The process taken to identify affected parties should be a wider approach than that that would be undertaken for a resource consent. In particular, the policy implications and potential impacts on the surrounding community, including interest groups should be taken into account.
Notification decision by council
When making a decision on notification, the council should ensure that:
- the provisions as set out under clause 5(1A) of the First Schedule have been met (clause5(1C) for regional councils)
- adequate reasoning and conclusions are provided - including the reasoning as to why and why not persons/parties have been identified as being directly affected or not directly affected
- all relevant effects have been taken into account
- all parties identified as being affected by the proposal have been directly notified, and that there is no reliance on indirect notification e.g. via the local newspaper (refer to clause 5(1A) where there is a requirement on the council to send a copy of the public notice to any other person who, in the territorial authority's opinion, is directly affected by the (request) (or clause 5(1C) for regional councils)).

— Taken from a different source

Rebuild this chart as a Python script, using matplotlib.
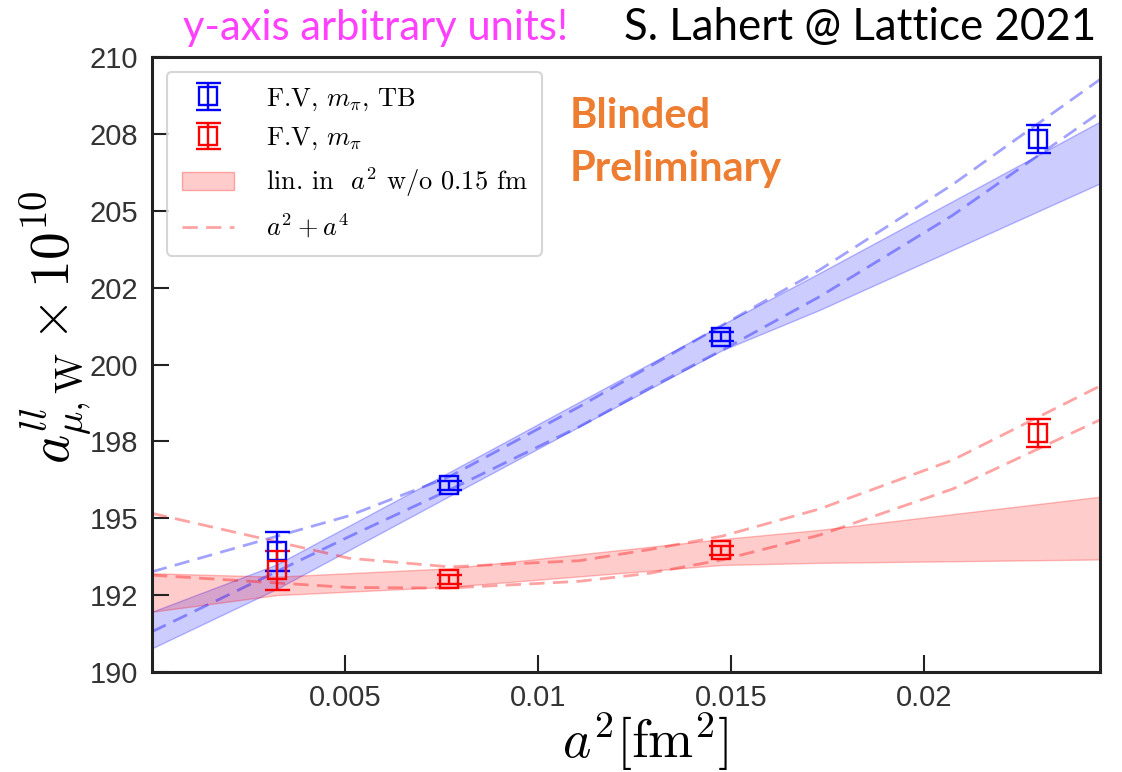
import matplotlib
matplotlib.use("Agg")
import matplotlib.pyplot as plt
from matplotlib.lines import Line2D
from matplotlib.patches import Patch

plt.rcParams['mathtext.fontset'] = 'cm'

# ---- data ----
a2 = [0.00323, 0.0077, 0.01474, 0.02295]
blue_y = [193.92, 196.07, 200.90, 207.33]
blue_err = [0.63, 0.15, 0.15, 0.46]
red_y = [193.31, 193.02, 193.96, 197.78]
red_err = [0.63, 0.15, 0.15, 0.46]

band_x = [0.0, 0.00323, 0.0077, 0.01474, 0.01728, 0.02455]
blue_band_lo = [190.77, 192.70, 195.72, 200.45, 201.77, 205.89]
blue_band_hi = [191.96, 193.50, 196.50, 201.28, 202.97, 207.90]
red_band_lo = [191.96, 192.50, 192.77, 193.48, 193.55, 193.66]
red_band_hi = [193.21, 193.10, 193.37, 194.32, 194.62, 195.70]

curve_x = [0.0, 0.0051, 0.0077, 0.01107, 0.01288, 0.01477, 0.01728, 0.02073, 0.02455]
blue_dash_1 = [193.26, 195.08, 196.35, 198.63, 199.93, 201.28, 203.07, 205.85, 209.27]
blue_dash_2 = [191.31, 194.40, 195.92, 197.98, 199.23, 200.47, 202.20, 204.85, 208.20]
red_dash_1 = [195.16, 193.70, 193.42, 193.62, 193.98, 194.42, 195.30, 196.89, 199.30]
red_dash_2 = [193.15, 192.75, 192.73, 192.95, 193.21, 193.65, 194.45, 195.95, 198.20]

yticks = [190, 192.5, 195, 197.5, 200, 202.5, 205, 207.5, 210]
ytick_labels = ['190', '192', '195', '198', '200', '202', '205', '208', '210']
xticks = [0.005, 0.01, 0.015, 0.02]
xtick_labels = ['0.005', '0.01', '0.015', '0.02']

legend_labels = [r'F.V, $m_\pi$, TB',
                 r'F.V, $m_\pi$',
                 r'lin. in  $a^2$ w/o 0.15 fm',
                 r'$a^2+a^4$']

# ---- figure ----
W, H = 1122, 772
fig = plt.figure(figsize=(W / 100, H / 100), dpi=100)
ax = fig.add_axes([152 / W, (H - 672) / H, (1100 - 152) / W, (672 - 57) / H])

dash = (5.5, 3)
LW = 2.0
ax.fill_between(band_x, blue_band_lo, blue_band_hi, facecolor=(0, 0, 1, 0.2),
                edgecolor=(0, 0, 1, 0.25), linewidth=1.0, zorder=1)
ax.fill_between(band_x, red_band_lo, red_band_hi, facecolor=(1, 0, 0, 0.2),
                edgecolor=(1, 0, 0, 0.25), linewidth=1.0, zorder=1)
for yy in (blue_dash_1, blue_dash_2):
    ax.plot(curve_x, yy, color='blue', alpha=0.36, lw=LW, dashes=dash, zorder=2)
for yy in (red_dash_1, red_dash_2):
    ax.plot(curve_x, yy, color='red', alpha=0.36, lw=LW, dashes=dash, zorder=2)

eb_kw = dict(fmt='s', mfc='none', ms=13, mew=1.7, capsize=9, elinewidth=1.7,
             capthick=1.7, zorder=3)
eb_b = ax.errorbar(a2, blue_y, yerr=blue_err, color='blue', mec='blue', **eb_kw)
eb_r = ax.errorbar(a2, red_y, yerr=red_err, color='red', mec='red', **eb_kw)

ax.set_xlim(0, 0.02455)
ax.set_ylim(190, 210)
ax.set_yticks(yticks)
ax.set_yticklabels(ytick_labels)
ax.set_xticks(xticks)
ax.set_xticklabels(xtick_labels)

tick_font = ['Liberation Sans', 'DejaVu Sans']
for lab in ax.get_xticklabels() + ax.get_yticklabels():
    lab.set_family(tick_font)
    lab.set_fontsize(21)
    lab.set_color('#333333')
ax.tick_params(direction='in', length=12, width=1.5, color='#222222')
ax.tick_params(axis='x', pad=9)
ax.tick_params(axis='y', pad=10)
for sp in ax.spines.values():
    sp.set_linewidth(2.2)
    sp.set_color('#222222')

ax.set_xlabel(r'$a^2[\mathrm{fm}^2]$', fontsize=39)
ax.xaxis.set_label_coords((645 - 152) / 948, (672 - 710) / 615)
ax.set_ylabel(r'$a^{ll}_{\mu,\mathrm{W}}\times 10^{10}$', fontsize=40)
ax.yaxis.set_label_coords((94 - 152) / 948, (672 - 327) / 615)

h_patch = Patch(facecolor=(1, 0, 0, 0.2), edgecolor=(1, 0, 0, 0.3))
h_dash = Line2D([], [], color='red', alpha=0.36, lw=LW, dashes=dash)
leg = ax.legend([eb_b, eb_r, h_patch, h_dash], legend_labels, loc='upper left',
                prop={'family': 'cmr10', 'size': 19}, frameon=True, fancybox=True,
                framealpha=0.8, edgecolor='#cccccc', borderpad=0.55,
                labelspacing=0.5, handlelength=2.0, handletextpad=1.2,
                borderaxespad=0, bbox_to_anchor=(15 / 948, 1 - 15 / 615))
leg.get_frame().set_linewidth(1.5)

fig.text(183 / W, 1 - 40 / H, 'y-axis arbitrary units!', color='#FF40FF',
         fontsize=30, family='Lato', ha='left', va='baseline')
fig.text(1096 / W, 1 - 40 / H, 'S. Lahert @ Lattice 2021', color='black',
         fontsize=31.6, family='Lato', ha='right', va='baseline')
fig.text(570 / W, 1 - 128 / H, 'Blinded', color='#ED7D31', fontsize=30,
         family='Lato', weight='bold', ha='left', va='baseline')
fig.text(570 / W, 1 - 181 / H, 'Preliminary', color='#ED7D31', fontsize=30,
         family='Lato', weight='bold', ha='left', va='baseline')

fig.savefig('out.png', dpi=100)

Record keeping and documentation by council
Record keeping and documentation of all decisions and steps is critical in all plan change processes, including the private plan change process.
- Keep file notes or other written records of all conversations and meetings relating to a private plan change application (prior to and after receipt of a private plan change application).
- Keep file notes or other written records of the reasons why the decision was made as to whether to adopt, reject, or accept the proposed plan change.
- Maintain written documentation of the reasoning and conclusions for the notification decision associated with the private plan change application.
The applicant should also maintain good records and documentation, as it is likely that the applicant will hold meetings with other parties that do not always include the council.